Lots of different methods!

The reason i ask is i'm just writing for interests sake a deco planner software app, and although the implementation of the Deco model is straight forward (in my current case the Buhlmann 16C with GF's) and from that it's easy to calculate for each tissue compartment the critical gradient as an ascent is made, it seems that there is the potential for a significant change in the tensions if a none continuous, ie descrete step deco stops profile is used!

For just for example, the compartment continuous model suggests that the first M value x GF limiting tension is hit at 10.5 meters depth on the ascent. For a continuous ascent, that's easy, you just stop, and at that stop that "ceiling" slowly winds itself upwards towards the surface, and if you follow it, that is a deco at the model tension limits


But for descrete steps,lets say 3m increments, do you want to stop prior to that point (more conservative) at 12m or after that point at 9m. And are you going to wait at that point for the amount of time it take for the ceiling to rise up above the next 3m point ie 6m, but you may find that as you start your ascent you can't get to 6m because the critical super saturation M value has been breached again by your chosen ascent rate up from 9 to 6m, so perhaps you want to wait until the M values are above the second stop point (3m)?

It's these subtlies that seem to drive alot of models into producing quite different profiles from the same basic half times and M values!

And then, the bit that led to my original question, how accurately do you need to follow, or not follow, this plan before you have actually introduced more "error" for want of a better word, than you originally had in the modelled profile in the first place!

It then struck me that being able to load the calculated plan into a dive computer and show that plan vs the actual profile has significant merit.

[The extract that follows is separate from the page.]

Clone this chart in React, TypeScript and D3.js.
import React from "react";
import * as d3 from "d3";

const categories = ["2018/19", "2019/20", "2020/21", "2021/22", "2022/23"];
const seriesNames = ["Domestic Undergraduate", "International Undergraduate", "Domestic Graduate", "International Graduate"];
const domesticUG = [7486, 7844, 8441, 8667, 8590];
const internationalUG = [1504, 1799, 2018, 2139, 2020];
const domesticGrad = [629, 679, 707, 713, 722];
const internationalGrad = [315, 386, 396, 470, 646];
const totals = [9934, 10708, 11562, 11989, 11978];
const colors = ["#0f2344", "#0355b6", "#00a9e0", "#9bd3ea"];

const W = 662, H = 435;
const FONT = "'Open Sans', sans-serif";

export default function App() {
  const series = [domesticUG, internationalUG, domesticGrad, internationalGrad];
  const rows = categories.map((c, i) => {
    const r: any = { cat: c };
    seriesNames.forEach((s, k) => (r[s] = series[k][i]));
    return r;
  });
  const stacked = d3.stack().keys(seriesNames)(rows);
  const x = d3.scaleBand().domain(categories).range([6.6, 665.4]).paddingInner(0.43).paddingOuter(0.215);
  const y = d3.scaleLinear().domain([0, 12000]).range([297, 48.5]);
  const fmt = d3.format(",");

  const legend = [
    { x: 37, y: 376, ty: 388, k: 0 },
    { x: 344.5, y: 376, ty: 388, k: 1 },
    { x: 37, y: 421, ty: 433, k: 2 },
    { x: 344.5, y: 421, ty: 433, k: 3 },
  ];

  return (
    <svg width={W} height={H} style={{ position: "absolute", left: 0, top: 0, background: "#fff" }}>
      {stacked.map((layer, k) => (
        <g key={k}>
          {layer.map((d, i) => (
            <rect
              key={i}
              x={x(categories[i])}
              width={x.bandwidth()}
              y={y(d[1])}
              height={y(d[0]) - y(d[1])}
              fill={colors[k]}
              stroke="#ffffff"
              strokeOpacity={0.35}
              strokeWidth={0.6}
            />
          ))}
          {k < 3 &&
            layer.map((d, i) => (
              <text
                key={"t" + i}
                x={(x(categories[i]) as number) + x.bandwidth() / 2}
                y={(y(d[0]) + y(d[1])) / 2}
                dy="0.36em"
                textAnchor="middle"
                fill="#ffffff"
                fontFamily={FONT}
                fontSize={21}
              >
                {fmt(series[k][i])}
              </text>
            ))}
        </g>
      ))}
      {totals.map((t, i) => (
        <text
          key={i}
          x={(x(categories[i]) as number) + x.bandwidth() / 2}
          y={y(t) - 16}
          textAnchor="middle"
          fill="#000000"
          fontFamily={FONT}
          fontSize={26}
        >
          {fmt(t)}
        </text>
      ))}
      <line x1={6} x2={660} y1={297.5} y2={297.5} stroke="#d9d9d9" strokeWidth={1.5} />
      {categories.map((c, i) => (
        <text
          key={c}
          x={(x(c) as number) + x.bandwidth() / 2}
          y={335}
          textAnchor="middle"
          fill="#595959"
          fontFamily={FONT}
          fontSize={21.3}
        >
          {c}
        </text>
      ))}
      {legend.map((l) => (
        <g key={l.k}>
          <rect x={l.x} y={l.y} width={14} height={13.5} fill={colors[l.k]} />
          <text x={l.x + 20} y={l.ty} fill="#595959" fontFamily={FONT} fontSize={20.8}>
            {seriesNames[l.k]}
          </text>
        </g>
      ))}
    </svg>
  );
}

That computer can then easily show targets and errors to the plan, and tissue loading delta's, and you then have a good idea in real time what the delta between your planned profile and your actual profile in either direction (higher or lower risk)
 
Lots of different methods!

But for descrete steps,lets say 3m increments, do you want to stop prior to that point (more conservative) at 12m or after that point at 9m. And are you going to wait at that point for the amount of time it take for the ceiling to rise up above the next 3m point ie 6m, but you may find that as you start your ascent you can't get to 6m because the critical super saturation M value has been breached again by your chosen ascent rate up from 9 to 6m, so perhaps you want to wait until the M values are above the second stop point (3m)?

This never happens for realistic dives with realistic gradient factors. If a tissue was off-gassing so that you start your ascent to the next stop, it will keep off-gassing unless you go (significantly) deeper again. The worst thing that can happen (with stupid gradient factors) is that deco takes forever since even the saturation pressure at one stop does not allow you to proceed to the next stop.

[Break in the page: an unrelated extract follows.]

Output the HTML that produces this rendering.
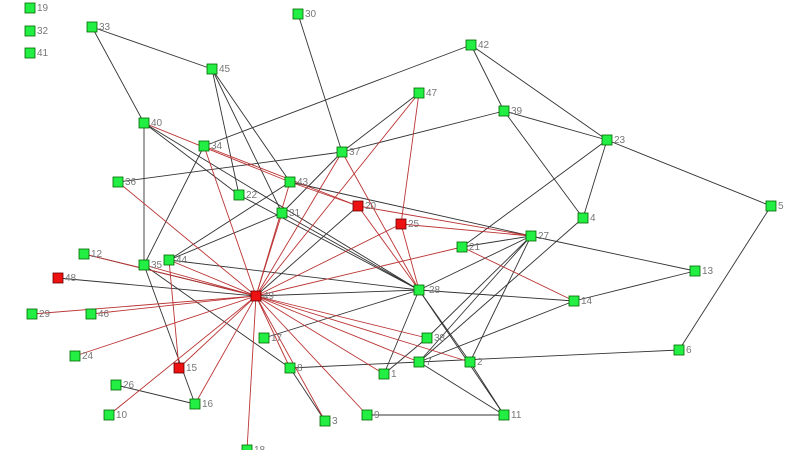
<!DOCTYPE html>
<html><head><meta charset="utf-8"><style>body{margin:0;background:#fff}svg{display:block}text{font-family:"Liberation Sans",sans-serif;font-size:10px;fill:#777}</style></head><body>
<svg width="800" height="450" viewBox="0 0 800 450">
<g stroke="#333" stroke-width="0.9" fill="none">
<line x1="92" y1="27" x2="212" y2="69"/><line x1="92" y1="27" x2="144" y2="123"/>
<line x1="144" y1="123" x2="144" y2="265"/><line x1="212" y1="69" x2="239" y2="195"/>
<line x1="212" y1="69" x2="282" y2="213"/><line x1="212" y1="69" x2="290" y2="182"/>
<line x1="298" y1="14" x2="342" y2="152"/><line x1="471" y1="45" x2="204" y2="146"/>
<line x1="471" y1="45" x2="504" y2="111"/><line x1="471" y1="45" x2="607" y2="140"/>
<line x1="504" y1="111" x2="342" y2="152"/><line x1="504" y1="111" x2="583" y2="218"/>
<line x1="504" y1="111" x2="607" y2="140"/><line x1="607" y1="140" x2="771" y2="206"/>
<line x1="607" y1="140" x2="583" y2="218"/><line x1="607" y1="140" x2="462" y2="247"/>
<line x1="771" y1="206" x2="679" y2="350"/><line x1="419" y1="93" x2="342" y2="152"/>
<line x1="144" y1="123" x2="419" y2="290"/><line x1="144" y1="123" x2="239" y2="195"/>
<line x1="204" y1="146" x2="144" y2="265"/><line x1="239" y1="195" x2="419" y2="290"/>
<line x1="118" y1="182" x2="342" y2="152"/><line x1="342" y1="152" x2="282" y2="213"/>
<line x1="290" y1="182" x2="531" y2="236"/><line x1="282" y1="213" x2="169" y2="260"/><line x1="290" y1="182" x2="169" y2="260"/>
<line x1="282" y1="213" x2="419" y2="290"/><line x1="531" y1="236" x2="695" y2="271"/>
<line x1="531" y1="236" x2="427" y2="338"/><line x1="531" y1="236" x2="419" y2="362"/>
<line x1="531" y1="236" x2="470" y2="362"/><line x1="531" y1="236" x2="419" y2="290"/>
<line x1="583" y1="218" x2="419" y2="362"/><line x1="695" y1="271" x2="574" y2="301"/>
<line x1="574" y1="301" x2="419" y2="290"/><line x1="574" y1="301" x2="419" y2="362"/>
<line x1="419" y1="290" x2="470" y2="362"/><line x1="419" y1="290" x2="504" y2="415"/>
<line x1="419" y1="290" x2="384" y2="374"/><line x1="419" y1="290" x2="256" y2="296"/>
<line x1="419" y1="290" x2="264" y2="338"/><line x1="679" y1="350" x2="419" y2="362"/>
<line x1="419" y1="362" x2="504" y2="415"/><line x1="290" y1="368" x2="419" y2="362"/>
<line x1="470" y1="362" x2="504" y2="415"/><line x1="427" y1="338" x2="384" y2="374"/>
<line x1="367" y1="415" x2="504" y2="415"/><line x1="84" y1="254" x2="256" y2="296"/>
<line x1="58" y1="278" x2="256" y2="296"/><line x1="144" y1="265" x2="195" y2="404"/>
<line x1="144" y1="265" x2="290" y2="368"/><line x1="169" y1="260" x2="419" y2="290"/>
<line x1="116" y1="385" x2="195" y2="404"/><line x1="290" y1="368" x2="325" y2="421"/>
<line x1="256" y1="296" x2="358" y2="206"/><line x1="462" y1="247" x2="531" y2="236"/>
</g>
<g stroke="#b33" stroke-width="0.9" fill="none">
<line x1="256" y1="296" x2="419" y2="93"/><line x1="401" y1="224" x2="419" y2="93"/>
<line x1="256" y1="296" x2="342" y2="152"/><line x1="256" y1="296" x2="118" y2="182"/>
<line x1="256" y1="296" x2="204" y2="146"/><line x1="256" y1="296" x2="282" y2="213"/>
<line x1="256" y1="296" x2="290" y2="182"/><line x1="144" y1="123" x2="290" y2="182"/>
<line x1="204" y1="146" x2="358" y2="206"/><line x1="290" y1="182" x2="358" y2="206"/>
<line x1="358" y1="206" x2="531" y2="236"/><line x1="401" y1="224" x2="531" y2="236"/>
<line x1="462" y1="247" x2="574" y2="301"/><line x1="342" y1="152" x2="419" y2="290"/><line x1="256" y1="296" x2="462" y2="247"/>
<line x1="256" y1="296" x2="401" y2="224"/><line x1="256" y1="296" x2="84" y2="254"/>
<line x1="256" y1="296" x2="144" y2="265"/><line x1="256" y1="296" x2="169" y2="260"/>
<line x1="256" y1="296" x2="32" y2="314"/><line x1="256" y1="296" x2="91" y2="314"/>
<line x1="256" y1="296" x2="75" y2="356"/><line x1="256" y1="296" x2="109" y2="415"/>
<line x1="256" y1="296" x2="179" y2="368"/><line x1="256" y1="296" x2="195" y2="404"/>
<line x1="256" y1="296" x2="247" y2="450"/><line x1="256" y1="296" x2="325" y2="421"/>
<line x1="256" y1="296" x2="367" y2="415"/><line x1="256" y1="296" x2="384" y2="374"/>
<line x1="256" y1="296" x2="419" y2="362"/><line x1="256" y1="296" x2="427" y2="338"/>
<line x1="256" y1="296" x2="470" y2="362"/><line x1="256" y1="296" x2="290" y2="368"/>
<line x1="169" y1="260" x2="179" y2="368"/><line x1="358" y1="206" x2="419" y2="290"/><line x1="401" y1="224" x2="419" y2="290"/>
</g>
<g stroke="#060" stroke-width="0.8" fill="#22ee44">
<rect x="25" y="3" width="10" height="10"/><rect x="25" y="26" width="10" height="10"/><rect x="25" y="48" width="10" height="10"/>
<rect x="87" y="22" width="10" height="10"/><rect x="293" y="9" width="10" height="10"/><rect x="466" y="40" width="10" height="10"/>
<rect x="207" y="64" width="10" height="10"/><rect x="414" y="88" width="10" height="10"/><rect x="499" y="106" width="10" height="10"/>
<rect x="139" y="118" width="10" height="10"/><rect x="199" y="141" width="10" height="10"/><rect x="337" y="147" width="10" height="10"/>
<rect x="602" y="135" width="10" height="10"/><rect x="113" y="177" width="10" height="10"/><rect x="285" y="177" width="10" height="10"/>
<rect x="234" y="190" width="10" height="10"/><rect x="766" y="201" width="10" height="10"/><rect x="277" y="208" width="10" height="10"/>
<rect x="578" y="213" width="10" height="10"/><rect x="526" y="231" width="10" height="10"/><rect x="457" y="242" width="10" height="10"/>
<rect x="79" y="249" width="10" height="10"/><rect x="164" y="255" width="10" height="10"/><rect x="139" y="260" width="10" height="10"/>
<rect x="690" y="266" width="10" height="10"/><rect x="414" y="285" width="10" height="10"/><rect x="569" y="296" width="10" height="10"/>
<rect x="27" y="309" width="10" height="10"/><rect x="86" y="309" width="10" height="10"/><rect x="259" y="333" width="10" height="10"/>
<rect x="422" y="333" width="10" height="10"/><rect x="674" y="345" width="10" height="10"/><rect x="70" y="351" width="10" height="10"/>
<rect x="414" y="357" width="10" height="10"/><rect x="465" y="357" width="10" height="10"/><rect x="285" y="363" width="10" height="10"/>
<rect x="379" y="369" width="10" height="10"/><rect x="111" y="380" width="10" height="10"/><rect x="190" y="399" width="10" height="10"/>
<rect x="104" y="410" width="10" height="10"/><rect x="362" y="410" width="10" height="10"/><rect x="499" y="410" width="10" height="10"/>
<rect x="320" y="416" width="10" height="10"/><rect x="242" y="445" width="10" height="10"/>
</g>
<g stroke="#600" stroke-width="0.8" fill="#ee1111">
<rect x="353" y="201" width="10" height="10"/><rect x="396" y="219" width="10" height="10"/><rect x="53" y="273" width="10" height="10"/>
<rect x="251" y="291" width="10" height="10"/><rect x="174" y="363" width="10" height="10"/>
</g>
<g>
<text x="37" y="11">19</text><text x="37" y="34">32</text><text x="37" y="56">41</text><text x="99" y="30">33</text>
<text x="305" y="17">30</text><text x="478" y="48">42</text><text x="219" y="72">45</text><text x="426" y="96">47</text>
<text x="511" y="114">39</text><text x="151" y="126">40</text><text x="211" y="149">34</text><text x="349" y="155">37</text>
<text x="614" y="143">23</text><text x="125" y="185">36</text><text x="297" y="185">43</text><text x="246" y="198">22</text>
<text x="778" y="209">5</text><text x="289" y="216">31</text><text x="590" y="221">4</text><text x="538" y="239">27</text>
<text x="469" y="250">21</text><text x="91" y="257">12</text><text x="176" y="263">44</text><text x="151" y="268">35</text>
<text x="702" y="274">13</text><text x="429" y="293">28</text><text x="581" y="304">14</text><text x="39" y="317">29</text>
<text x="98" y="317">46</text><text x="271" y="341">17</text><text x="434" y="341">38</text><text x="686" y="353">6</text>
<text x="82" y="359">24</text><text x="426" y="365">7</text><text x="477" y="365">2</text><text x="297" y="371">8</text>
<text x="391" y="377">1</text><text x="123" y="388">26</text><text x="202" y="407">16</text><text x="116" y="418">10</text>
<text x="374" y="418">9</text><text x="511" y="418">11</text><text x="332" y="424">3</text><text x="254" y="453">18</text>
<text x="365" y="209">20</text><text x="408" y="227">25</text><text x="65" y="281">48</text><text x="263" y="299">49</text><text x="186" y="371">15</text>
</g>
</svg>
</body></html>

BTW, in Subsurface, for Bühlmann-based deco, the condition that allows you to start the further ascent is that with the proper ascent rate you never violate the ceiling before reaching the next stop. This is different from "you can ascent once the next stop depth cleared" since it allows for the possibility that the next stop depth clears during the ascent to it.
 
Lots of different methods!

The reason i ask is i'm just writing for interests sake a deco planner software app, and although the implementation of the Deco model is straight forward (in my current case the Buhlmann 16C with GF's) and from that it's easy to calculate for each tissue compartment the critical gradient as an ascent is made, it seems that there is the potential for a significant change in the tensions if a none continuous, ie descrete step deco stops profile is used!

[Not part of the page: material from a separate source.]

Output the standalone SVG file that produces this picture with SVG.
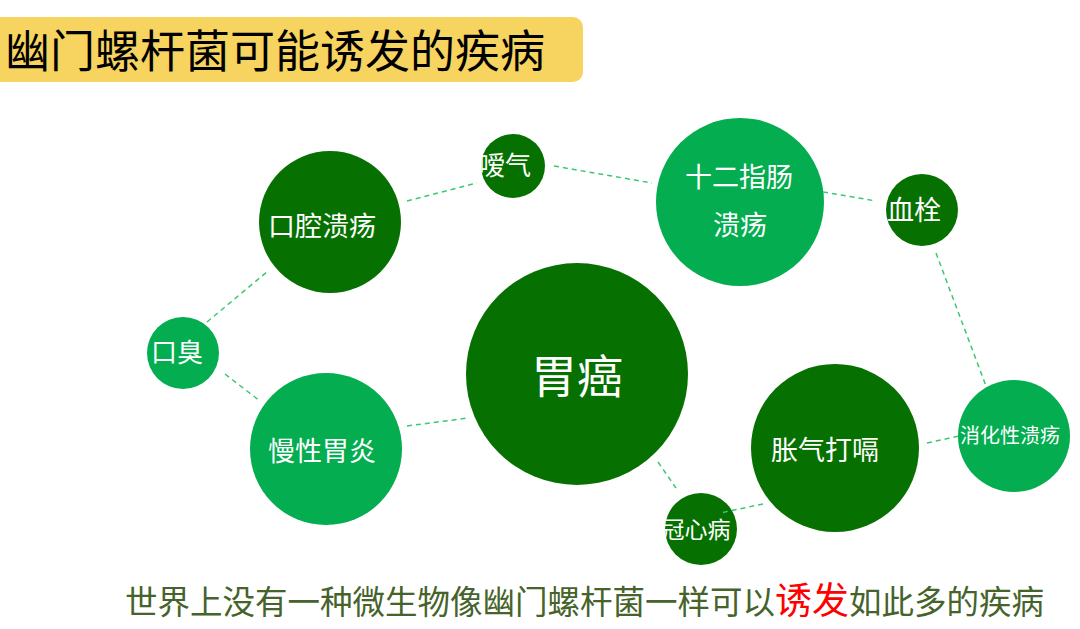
<svg xmlns="http://www.w3.org/2000/svg" width="1080" height="629" viewBox="0 0 1080 629">
<style>
.dk{fill:#067100}
.lt{fill:#03AD50}
.lbl{fill:#ffffff;font-family:"Noto Sans CJK SC","Noto Sans",sans-serif;text-anchor:middle;dominant-baseline:central}
.cn{stroke:#3CC873;stroke-width:1.5;stroke-dasharray:5 4;fill:none}
</style>
<rect width="1080" height="629" fill="#ffffff"/>
<g id="title">
<rect x="-20" y="17" width="603" height="65" rx="10" fill="#F7D360"/>
<text x="5" y="68" font-family="'Noto Sans CJK SC',sans-serif" font-size="45" fill="#000000">幽门螺杆菌可能诱发的疾病</text>
</g>
<g id="n-weiai"><circle class="dk" cx="577" cy="374" r="111"/><text class="lbl" x="577" y="373" font-size="46">胃癌</text></g>
<g id="n-kqky"><circle class="dk" cx="330" cy="222" r="71"/><text class="lbl" x="322" y="224" font-size="27">口腔溃疡</text></g>
<g id="n-aiqi"><circle class="dk" cx="513" cy="166" r="32"/><text class="lbl" x="505" y="163" font-size="26">嗳气</text></g>
<g id="n-kouchou"><circle class="lt" cx="183" cy="353" r="36"/><text class="lbl" x="177" y="350" font-size="26">口臭</text></g>
<g id="n-mxwy"><circle class="lt" cx="326" cy="449" r="76"/><text class="lbl" x="322" y="449" font-size="27">慢性胃炎</text></g>
<g id="n-sezc"><circle class="lt" cx="740" cy="202" r="84"/><text class="lbl" x="739" y="175" font-size="27">十二指肠</text><text class="lbl" x="740" y="223" font-size="27">溃疡</text></g>
<g id="n-xueshuan"><circle class="dk" cx="922" cy="210" r="36"/><text class="lbl" x="914" y="208" font-size="27">血栓</text></g>
<g id="n-xhxky"><circle class="lt" cx="1014" cy="436" r="56"/><text class="lbl" x="1010" y="434" font-size="20">消化性溃疡</text></g>
<g id="n-zqdg"><circle class="dk" cx="835" cy="448" r="84"/><text class="lbl" x="825" y="448" font-size="27">胀气打嗝</text></g>
<g id="n-gxb"><circle class="dk" cx="701" cy="529" r="36"/><text class="lbl" x="696" y="528" font-size="23">冠心病</text></g>
<g id="connectors">
<line class="cn" x1="407" y1="201" x2="477" y2="183"/>
<line class="cn" x1="554" y1="166" x2="652" y2="183"/>
<line class="cn" x1="823" y1="192" x2="876" y2="201"/>
<line class="cn" x1="936" y1="253" x2="986" y2="386"/>
<line class="cn" x1="927" y1="443" x2="959" y2="436"/>
<line class="cn" x1="763" y1="504" x2="720" y2="513"/>
<line class="cn" x1="658" y1="462" x2="676" y2="488"/>
<line class="cn" x1="407" y1="426" x2="468" y2="418"/>
<line class="cn" x1="207" y1="322" x2="268" y2="271"/>
<line class="cn" x1="225" y1="374" x2="260" y2="401"/>
</g>
<g id="caption">
<text x="125" y="614" font-family="'Noto Sans CJK SC',sans-serif" font-size="32.5" fill="#45632A">世界上没有一种微生物像幽门螺杆菌一样可以<tspan fill="#FF0000" font-size="37">诱发</tspan>如此多的疾病</text>
</g>
</svg>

For just for example, the compartment continuous model suggests that the first M value x GF limiting tension is hit at 10.5 meters depth on the ascent. For a continuous ascent, that's easy, you just stop, and at that stop that "ceiling" slowly winds itself upwards towards the surface, and if you follow it, that is a deco at the model tension limits


But for descrete steps,lets say 3m increments, do you want to stop prior to that point (more conservative) at 12m or after that point at 9m. And are you going to wait at that point for the amount of time it take for the ceiling to rise up above the next 3m point ie 6m, but you may find that as you start your ascent you can't get to 6m because the critical super saturation M value has been breached again by your chosen ascent rate up from 9 to 6m, so perhaps you want to wait until the M values are above the second stop point (3m)?

It's these subtlies that seem to drive alot of models into producing quite different profiles from the same basic half times and M values!

And then, the bit that led to my original question, how accurately do you need to follow, or not follow, this plan before you have actually introduced more "error" for want of a better word, than you originally had in the modelled profile in the first place!

It then struck me that being able to load the calculated plan into a dive computer and show that plan vs the actual profile has significant merit. That computer can then easily show targets and errors to the plan, and tissue loading delta's, and you then have a good idea in real time what the delta between your planned profile and your actual profile in either direction (higher or lower risk)
It turns out that you are never so slow ascending so as to make the ceiling come to you in a three m increment. This is because there is more than inert gas - water vapour and o2 - so you are off gassing even at GF of zero. So calculate the ceiling, round to the nearest 3m below and plan an ascent to there at 3 or 10m/min, it will be safe.

These days with two computers what you do is work out the longest deco you can do (Ie max TTS for your deco gases - don’t try this for back gas deco), jump in and swim about until you hit that (or min gas if silly enough to be on OC) and then go up.

Obviously there are other constraints for lost gas etc, but the point is that you don’t have to have a slate with all the stops written out and slavishly follow them. Since most dives are not entirely at the target depth such plans are always much more pessimistic than necessary and you can end up getting out thinking you could have done another 10 minutes bottom time.

For backgas deco or only one deco gas the constraints are a bit more awkward because you may end up with no gas in case of a failure, so the length of dive, Ie bottom gas used, influences the max TTS.